* DATA SECTION:

===============

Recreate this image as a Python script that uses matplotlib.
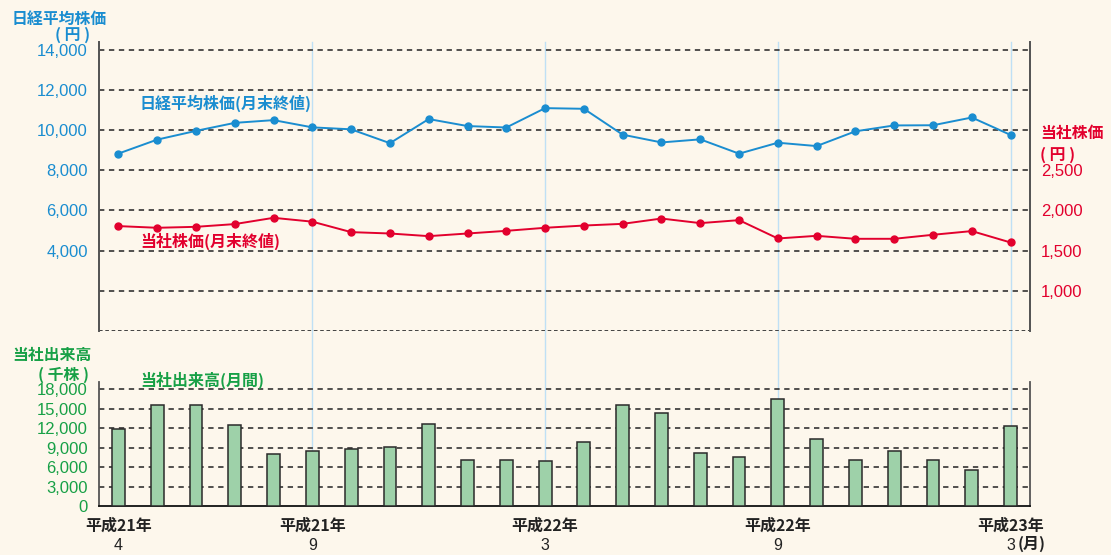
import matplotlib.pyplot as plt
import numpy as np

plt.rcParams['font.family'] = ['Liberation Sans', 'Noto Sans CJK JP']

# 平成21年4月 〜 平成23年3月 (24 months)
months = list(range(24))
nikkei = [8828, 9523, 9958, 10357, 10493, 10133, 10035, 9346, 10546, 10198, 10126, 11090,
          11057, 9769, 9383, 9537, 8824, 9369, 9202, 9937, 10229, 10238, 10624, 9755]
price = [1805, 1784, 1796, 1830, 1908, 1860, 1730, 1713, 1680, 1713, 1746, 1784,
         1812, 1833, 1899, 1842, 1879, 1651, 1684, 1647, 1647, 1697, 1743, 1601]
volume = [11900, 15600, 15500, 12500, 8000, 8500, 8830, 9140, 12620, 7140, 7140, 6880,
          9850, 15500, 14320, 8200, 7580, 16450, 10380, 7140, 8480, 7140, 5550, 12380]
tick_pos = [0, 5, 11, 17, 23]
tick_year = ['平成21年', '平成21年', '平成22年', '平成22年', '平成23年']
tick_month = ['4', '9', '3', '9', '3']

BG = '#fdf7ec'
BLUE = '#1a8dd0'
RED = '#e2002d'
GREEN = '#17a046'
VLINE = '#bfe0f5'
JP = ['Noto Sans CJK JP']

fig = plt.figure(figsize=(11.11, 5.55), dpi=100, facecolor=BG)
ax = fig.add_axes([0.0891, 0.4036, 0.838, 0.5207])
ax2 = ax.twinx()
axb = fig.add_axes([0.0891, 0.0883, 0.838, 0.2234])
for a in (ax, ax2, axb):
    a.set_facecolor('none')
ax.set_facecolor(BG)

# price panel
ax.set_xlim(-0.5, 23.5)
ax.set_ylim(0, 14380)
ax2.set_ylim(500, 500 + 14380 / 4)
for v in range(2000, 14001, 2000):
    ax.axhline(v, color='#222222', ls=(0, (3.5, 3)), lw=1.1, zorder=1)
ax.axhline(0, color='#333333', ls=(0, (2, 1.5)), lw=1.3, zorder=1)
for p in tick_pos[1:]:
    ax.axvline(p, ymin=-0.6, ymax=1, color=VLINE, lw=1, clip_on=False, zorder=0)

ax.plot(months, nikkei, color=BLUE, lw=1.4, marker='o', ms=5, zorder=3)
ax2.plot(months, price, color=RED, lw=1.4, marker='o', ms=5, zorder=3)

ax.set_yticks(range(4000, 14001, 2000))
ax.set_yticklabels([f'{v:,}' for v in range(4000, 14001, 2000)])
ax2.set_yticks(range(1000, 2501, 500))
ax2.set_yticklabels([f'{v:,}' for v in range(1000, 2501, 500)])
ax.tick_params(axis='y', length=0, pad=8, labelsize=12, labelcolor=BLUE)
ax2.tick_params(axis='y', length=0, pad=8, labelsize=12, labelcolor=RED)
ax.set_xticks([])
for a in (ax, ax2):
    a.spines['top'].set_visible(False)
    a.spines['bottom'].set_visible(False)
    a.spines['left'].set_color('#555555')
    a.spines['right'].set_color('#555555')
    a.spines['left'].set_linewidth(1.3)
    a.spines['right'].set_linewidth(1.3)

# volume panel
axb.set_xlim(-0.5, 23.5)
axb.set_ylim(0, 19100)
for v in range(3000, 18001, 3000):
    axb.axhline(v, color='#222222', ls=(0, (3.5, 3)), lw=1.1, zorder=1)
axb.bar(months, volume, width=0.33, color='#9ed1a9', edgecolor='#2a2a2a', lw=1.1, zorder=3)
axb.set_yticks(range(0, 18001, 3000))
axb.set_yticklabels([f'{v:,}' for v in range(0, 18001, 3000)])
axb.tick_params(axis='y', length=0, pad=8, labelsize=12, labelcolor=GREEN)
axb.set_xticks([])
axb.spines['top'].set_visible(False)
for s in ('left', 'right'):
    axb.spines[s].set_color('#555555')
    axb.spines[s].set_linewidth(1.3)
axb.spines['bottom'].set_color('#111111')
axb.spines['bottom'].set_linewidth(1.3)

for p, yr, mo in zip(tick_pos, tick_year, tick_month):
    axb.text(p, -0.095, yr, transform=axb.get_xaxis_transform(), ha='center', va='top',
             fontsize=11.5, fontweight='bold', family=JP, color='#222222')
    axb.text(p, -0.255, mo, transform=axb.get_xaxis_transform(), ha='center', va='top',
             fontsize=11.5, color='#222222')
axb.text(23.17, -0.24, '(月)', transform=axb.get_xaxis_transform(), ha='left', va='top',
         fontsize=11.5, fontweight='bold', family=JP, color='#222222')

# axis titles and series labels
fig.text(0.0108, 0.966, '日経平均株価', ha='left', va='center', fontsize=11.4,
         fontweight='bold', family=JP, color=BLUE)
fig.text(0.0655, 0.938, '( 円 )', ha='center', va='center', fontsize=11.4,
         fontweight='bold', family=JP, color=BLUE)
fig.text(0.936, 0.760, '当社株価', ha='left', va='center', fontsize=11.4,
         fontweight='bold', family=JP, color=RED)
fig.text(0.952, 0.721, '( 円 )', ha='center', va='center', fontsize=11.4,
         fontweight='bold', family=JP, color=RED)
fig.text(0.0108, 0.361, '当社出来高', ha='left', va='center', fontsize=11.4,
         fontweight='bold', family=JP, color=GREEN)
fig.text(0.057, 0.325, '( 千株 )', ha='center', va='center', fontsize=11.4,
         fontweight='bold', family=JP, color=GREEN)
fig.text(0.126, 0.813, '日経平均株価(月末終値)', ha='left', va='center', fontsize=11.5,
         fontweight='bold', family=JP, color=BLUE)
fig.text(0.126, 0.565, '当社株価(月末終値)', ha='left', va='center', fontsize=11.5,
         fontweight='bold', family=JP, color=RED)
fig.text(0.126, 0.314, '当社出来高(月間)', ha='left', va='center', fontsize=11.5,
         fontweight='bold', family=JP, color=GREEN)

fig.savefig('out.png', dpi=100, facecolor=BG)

===============

* SET TASK:
Write out each line of the data exactly; the images should be left out.

* RESULT FOR THIS EXERCISE:
Recreate this image as a Python script that uses matplotlib.
import matplotlib.pyplot as plt
import numpy as np

plt.rcParams['font.family'] = ['Liberation Sans', 'Noto Sans CJK JP']

# 平成21年4月 〜 平成23年3月 (24 months)
months = list(range(24))
nikkei = [8828, 9523, 9958, 10357, 10493, 10133, 10035, 9346, 10546, 10198, 10126, 11090,
          11057, 9769, 9383, 9537, 8824, 9369, 9202, 9937, 10229, 10238, 10624, 9755]
price = [1805, 1784, 1796, 1830, 1908, 1860, 1730, 1713, 1680, 1713, 1746, 1784,
         1812, 1833, 1899, 1842, 1879, 1651, 1684, 1647, 1647, 1697, 1743, 1601]
volume = [11900, 15600, 15500, 12500, 8000, 8500, 8830, 9140, 12620, 7140, 7140, 6880,
          9850, 15500, 14320, 8200, 7580, 16450, 10380, 7140, 8480, 7140, 5550, 12380]
tick_pos = [0, 5, 11, 17, 23]
tick_year = ['平成21年', '平成21年', '平成22年', '平成22年', '平成23年']
tick_month = ['4', '9', '3', '9', '3']

BG = '#fdf7ec'
BLUE = '#1a8dd0'
RED = '#e2002d'
GREEN = '#17a046'
VLINE = '#bfe0f5'
JP = ['Noto Sans CJK JP']

fig = plt.figure(figsize=(11.11, 5.55), dpi=100, facecolor=BG)
ax = fig.add_axes([0.0891, 0.4036, 0.838, 0.5207])
ax2 = ax.twinx()
axb = fig.add_axes([0.0891, 0.0883, 0.838, 0.2234])
for a in (ax, ax2, axb):
    a.set_facecolor('none')
ax.set_facecolor(BG)

# price panel
ax.set_xlim(-0.5, 23.5)
ax.set_ylim(0, 14380)
ax2.set_ylim(500, 500 + 14380 / 4)
for v in range(2000, 14001, 2000):
    ax.axhline(v, color='#222222', ls=(0, (3.5, 3)), lw=1.1, zorder=1)
ax.axhline(0, color='#333333', ls=(0, (2, 1.5)), lw=1.3, zorder=1)
for p in tick_pos[1:]:
    ax.axvline(p, ymin=-0.6, ymax=1, color=VLINE, lw=1, clip_on=False, zorder=0)

ax.plot(months, nikkei, color=BLUE, lw=1.4, marker='o', ms=5, zorder=3)
ax2.plot(months, price, color=RED, lw=1.4, marker='o', ms=5, zorder=3)

ax.set_yticks(range(4000, 14001, 2000))
ax.set_yticklabels([f'{v:,}' for v in range(4000, 14001, 2000)])
ax2.set_yticks(range(1000, 2501, 500))
ax2.set_yticklabels([f'{v:,}' for v in range(1000, 2501, 500)])
ax.tick_params(axis='y', length=0, pad=8, labelsize=12, labelcolor=BLUE)
ax2.tick_params(axis='y', length=0, pad=8, labelsize=12, labelcolor=RED)
ax.set_xticks([])
for a in (ax, ax2):
    a.spines['top'].set_visible(False)
    a.spines['bottom'].set_visible(False)
    a.spines['left'].set_color('#555555')
    a.spines['right'].set_color('#555555')
    a.spines['left'].set_linewidth(1.3)
    a.spines['right'].set_linewidth(1.3)

# volume panel
axb.set_xlim(-0.5, 23.5)
axb.set_ylim(0, 19100)
for v in range(3000, 18001, 3000):
    axb.axhline(v, color='#222222', ls=(0, (3.5, 3)), lw=1.1, zorder=1)
axb.bar(months, volume, width=0.33, color='#9ed1a9', edgecolor='#2a2a2a', lw=1.1, zorder=3)
axb.set_yticks(range(0, 18001, 3000))
axb.set_yticklabels([f'{v:,}' for v in range(0, 18001, 3000)])
axb.tick_params(axis='y', length=0, pad=8, labelsize=12, labelcolor=GREEN)
axb.set_xticks([])
axb.spines['top'].set_visible(False)
for s in ('left', 'right'):
    axb.spines[s].set_color('#555555')
    axb.spines[s].set_linewidth(1.3)
axb.spines['bottom'].set_color('#111111')
axb.spines['bottom'].set_linewidth(1.3)

for p, yr, mo in zip(tick_pos, tick_year, tick_month):
    axb.text(p, -0.095, yr, transform=axb.get_xaxis_transform(), ha='center', va='top',
             fontsize=11.5, fontweight='bold', family=JP, color='#222222')
    axb.text(p, -0.255, mo, transform=axb.get_xaxis_transform(), ha='center', va='top',
             fontsize=11.5, color='#222222')
axb.text(23.17, -0.24, '(月)', transform=axb.get_xaxis_transform(), ha='left', va='top',
         fontsize=11.5, fontweight='bold', family=JP, color='#222222')

# axis titles and series labels
fig.text(0.0108, 0.966, '日経平均株価', ha='left', va='center', fontsize=11.4,
         fontweight='bold', family=JP, color=BLUE)
fig.text(0.0655, 0.938, '( 円 )', ha='center', va='center', fontsize=11.4,
         fontweight='bold', family=JP, color=BLUE)
fig.text(0.936, 0.760, '当社株価', ha='left', va='center', fontsize=11.4,
         fontweight='bold', family=JP, color=RED)
fig.text(0.952, 0.721, '( 円 )', ha='center', va='center', fontsize=11.4,
         fontweight='bold', family=JP, color=RED)
fig.text(0.0108, 0.361, '当社出来高', ha='left', va='center', fontsize=11.4,
         fontweight='bold', family=JP, color=GREEN)
fig.text(0.057, 0.325, '( 千株 )', ha='center', va='center', fontsize=11.4,
         fontweight='bold', family=JP, color=GREEN)
fig.text(0.126, 0.813, '日経平均株価(月末終値)', ha='left', va='center', fontsize=11.5,
         fontweight='bold', family=JP, color=BLUE)
fig.text(0.126, 0.565, '当社株価(月末終値)', ha='left', va='center', fontsize=11.5,
         fontweight='bold', family=JP, color=RED)
fig.text(0.126, 0.314, '当社出来高(月間)', ha='left', va='center', fontsize=11.5,
         fontweight='bold', family=JP, color=GREEN)

fig.savefig('out.png', dpi=100, facecolor=BG)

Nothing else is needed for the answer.